An ordered field that does not satisfy the Archimedean property is a non-Archimedean ordered field.

==Examples==
The fields of rational numbers and real numbers, with their usual orderings, satisfy the Archimedean property.

Examples of non-Archimedean ordered fields are the Levi-Civita field, the hyperreal numbers, the surreal numbers, the Dehn field, and the field of rational functions with real coefficients (where we define f > g to mean that f(t)>g(t) for large enough t).

==Infinite and infinitesimal elements==
In a non-Archimedean ordered field, we can find two positive elements x and y such that, for every natural number n, nx ≤ y. This means that the positive element y/x is greater than every natural number n (so it is an "infinite element"), and the positive element x/y is smaller than 1/n for every natural number n (so it is an "infinitesimal element").

Conversely, if an ordered field contains an infinite or an infinitesimal element in this sense, then it is a non-Archimedean ordered field.

==Applications==
Hyperreal fields, non-Archimedean ordered fields containing the real numbers as a subfield, are used to provide a mathematical foundation for nonstandard analysis.

Max Dehn used the Dehn field, an example of a non-Archimedean ordered field, to construct non-Euclidean geometries in which the parallel postulate fails to be true but nevertheless triangles have angles summing to π.
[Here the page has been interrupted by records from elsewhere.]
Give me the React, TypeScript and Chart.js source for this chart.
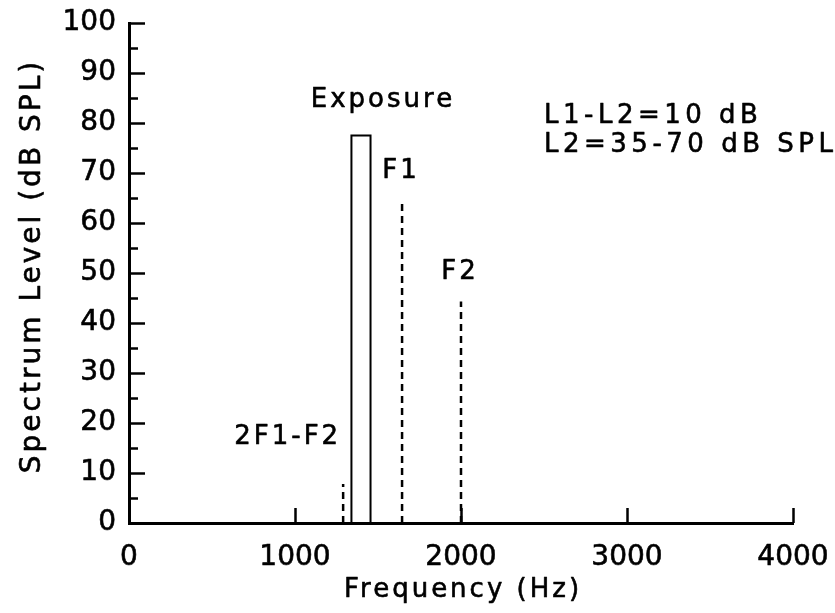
import { useEffect, useRef } from 'react';
import { Chart, registerables } from 'chart.js';

Chart.register(...registerables);

// Exposure band (outline of the narrow band of noise)
const exposureFreq = [1340, 1340, 1455, 1455];
const exposureLevel = [0, 77.5, 77.5, 0];

// Primary tones and distortion product
const toneNames = ['2F1-F2', 'F1', 'F2'];
const toneFreq = [1290, 1645, 2000];
const toneLevel = [7.8, 64.5, 44.3];

// Axes
const xMin = 0;
const xMax = 4000;
const xStep = 1000;
const yMin = 0;
const yMax = 100;
const yMinorStep = 5;
const yMajorStep = 10;

const xTitle = 'Frequency (Hz)';
const yTitle = 'Spectrum Level (dB SPL)';
const exposureLabel = 'Exposure';
const noteLines = ['L1-L2=10 dB', 'L2=35-70 dB SPL'];

const FONT = '"DejaVu Sans", "Liberation Sans", sans-serif';
const TEXT_STROKE = 0.6;

const overlayPlugin = {
  id: 'overlay',
  afterDraw(chart: any) {
    const { ctx } = chart;
    const xs = chart.scales.x;
    const ys = chart.scales.y;
    const left = xs.left;
    const bottom = ys.bottom;
    ctx.save();
    ctx.strokeStyle = '#000';
    ctx.fillStyle = '#000';
    ctx.lineWidth = 2.5;
    ctx.lineCap = 'butt';
    // inward ticks on y
    for (const t of ys.ticks) {
      if (t.value === yMin) continue;
      const py = Math.round(ys.getPixelForValue(t.value)) + 0.5;
      const len = t.value % yMajorStep === 0 ? 16 : 9;
      ctx.beginPath();
      ctx.moveTo(left, py);
      ctx.lineTo(left + len, py);
      ctx.stroke();
    }
    // inward ticks on x
    for (const t of xs.ticks) {
      if (t.value === xMin) continue;
      const px = Math.round(xs.getPixelForValue(t.value)) + 0.5;
      ctx.beginPath();
      ctx.moveTo(px, bottom);
      ctx.lineTo(px, bottom - 15);
      ctx.stroke();
    }

    const text = (s: string, x: number, y: number) => {
      ctx.fillText(s, x, y);
      ctx.strokeText(s, x, y);
    };

    ctx.lineWidth = TEXT_STROKE;
    ctx.lineJoin = 'round';
    ctx.letterSpacing = '3px';
    ctx.textBaseline = 'alphabetic';
    ctx.font = `26px ${FONT}`;

    // Exposure label
    const exCenter = xs.getPixelForValue((exposureFreq[0] + exposureFreq[2]) / 2);
    const exTop = ys.getPixelForValue(Math.max(...exposureLevel));
    ctx.textAlign = 'center';
    text(exposureLabel, exCenter + 22, exTop - 29);

    // tone labels
    toneNames.forEach((name, i) => {
      const px = xs.getPixelForValue(toneFreq[i]);
      const py = ys.getPixelForValue(toneLevel[i]);
      if (i === 0) {
        ctx.textAlign = 'right';
        text(name, px - 2, py - 40);
      } else {
        ctx.textAlign = 'center';
        text(name, px - 1, py - 23);
      }
    });

    // notes
    ctx.textAlign = 'left';
    ctx.letterSpacing = '4.5px';
    const nx = xs.getPixelForValue(2500);
    const ny = ys.getPixelForValue(80);
    noteLines.forEach((line, i) => {
      text(line, nx, ny + i * 29);
    });

    // axis titles
    ctx.letterSpacing = '3px';
    ctx.textAlign = 'center';
    text(xTitle, (xs.left + xs.right) / 2 + 2, 597);

    ctx.font = `28px ${FONT}`;
    ctx.translate(40, (ys.top + ys.bottom) / 2 - 7);
    ctx.rotate(-Math.PI / 2);
    text(yTitle, 0, 0);
    ctx.restore();
  },
};

export default function App() {
  const canvasRef = useRef<HTMLCanvasElement | null>(null);

  useEffect(() => {
    const canvas = canvasRef.current;
    if (!canvas) return;
    const exposureData = exposureFreq.map((f, i) => ({ x: f, y: exposureLevel[i] }));
    const toneSets = toneNames.map((name, i) => ({
      label: name,
      data: [
        { x: toneFreq[i], y: 0 },
        { x: toneFreq[i], y: toneLevel[i] },
      ],
      borderColor: '#000',
      borderWidth: 2.5,
      borderDash: [7, 5],
      pointRadius: 0,
      fill: false,
      tension: 0,
    }));

    const chart = new Chart(canvas, {
      type: 'line',
      data: {
        datasets: [
          {
            label: exposureLabel,
            data: exposureData,
            borderColor: '#000',
            borderWidth: 2,
            pointRadius: 0,
            fill: false,
            tension: 0,
          },
          ...toneSets,
        ] as any,
      },
      options: {
        animation: false,
        responsive: true,
        maintainAspectRatio: false,
        devicePixelRatio: 1,
        layout: { padding: { top: 23, right: 42, left: 0, bottom: 0 } },
        plugins: {
          legend: { display: false },
          tooltip: { enabled: false },
        },
        scales: {
          x: {
            type: 'linear',
            min: xMin,
            max: xMax,
            ticks: {
              stepSize: xStep,
              color: '#000',
              font: { family: FONT, size: 28 },
              padding: 18,
              maxRotation: 0,
              textStrokeColor: '#000',
              textStrokeWidth: TEXT_STROKE,
              callback: (v: any) => String(v),
            },
            grid: { drawOnChartArea: false, drawTicks: false },
            border: { display: true, color: '#000', width: 3 },
            afterFit: (scale: any) => {
              scale.height = 90;
              scale.paddingLeft = 0;
              scale.paddingRight = 0;
            },
          },
          y: {
            type: 'linear',
            min: yMin,
            max: yMax,
            ticks: {
              stepSize: yMinorStep,
              color: '#000',
              font: { family: FONT, size: 28 },
              padding: 13,
              autoSkip: false,
              textStrokeColor: '#000',
              textStrokeWidth: TEXT_STROKE,
              callback: (v: any) => (Number(v) % yMajorStep === 0 ? String(v) : ''),
            },
            grid: { drawOnChartArea: false, drawTicks: false },
            border: { display: true, color: '#000', width: 3 },
            afterFit: (scale: any) => {
              scale.width = 129;
              scale.paddingTop = 0;
              scale.paddingBottom = 0;
            },
          },
        },
      } as any,
      plugins: [overlayPlugin],
    });
    return () => chart.destroy();
  }, []);

  return (
    <div style={{ position: 'absolute', left: 0, top: 0, width: 835, height: 613, background: '#fff' }}>
      <canvas ref={canvasRef} />
    </div>
  );
}
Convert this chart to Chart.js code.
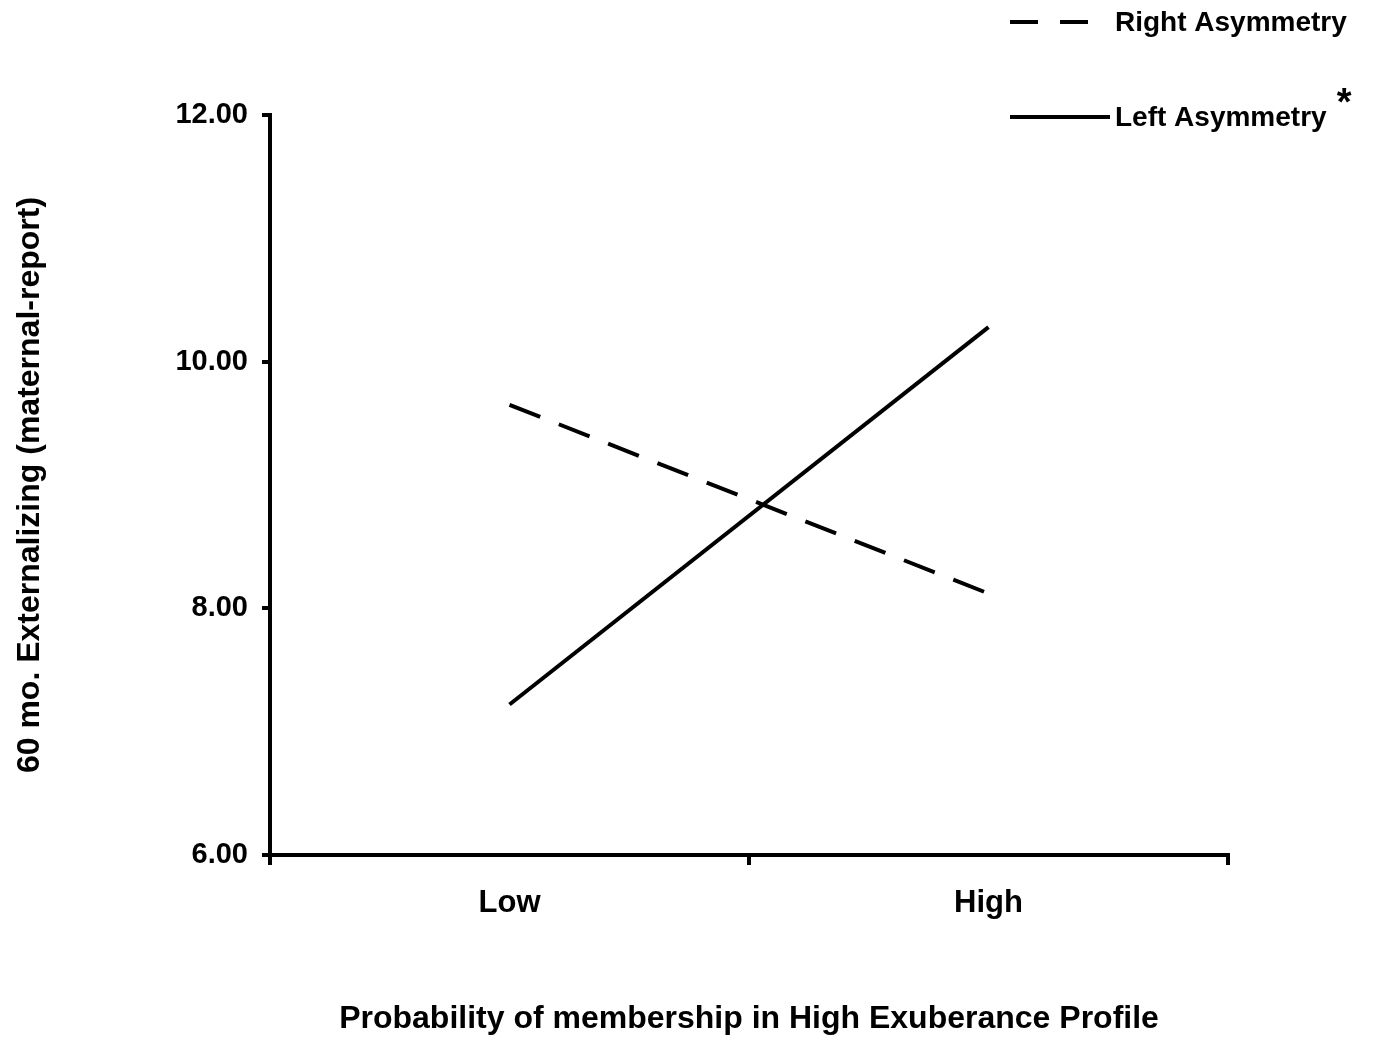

The field of rational functions over $\R$ can be used to construct an ordered field that is Cauchy complete (in the sense of convergence of Cauchy sequences) but is not the real numbers. This completion can be described as the field of formal Laurent series over $\R$. It is a non-Archimedean ordered field. Sometimes the term "complete" is used to mean that the least upper bound property holds, i.e. for Dedekind-completeness. There are no Dedekind-complete non-Archimedean ordered fields. The subtle distinction between these two uses of the word complete is occasionally a source of confusion.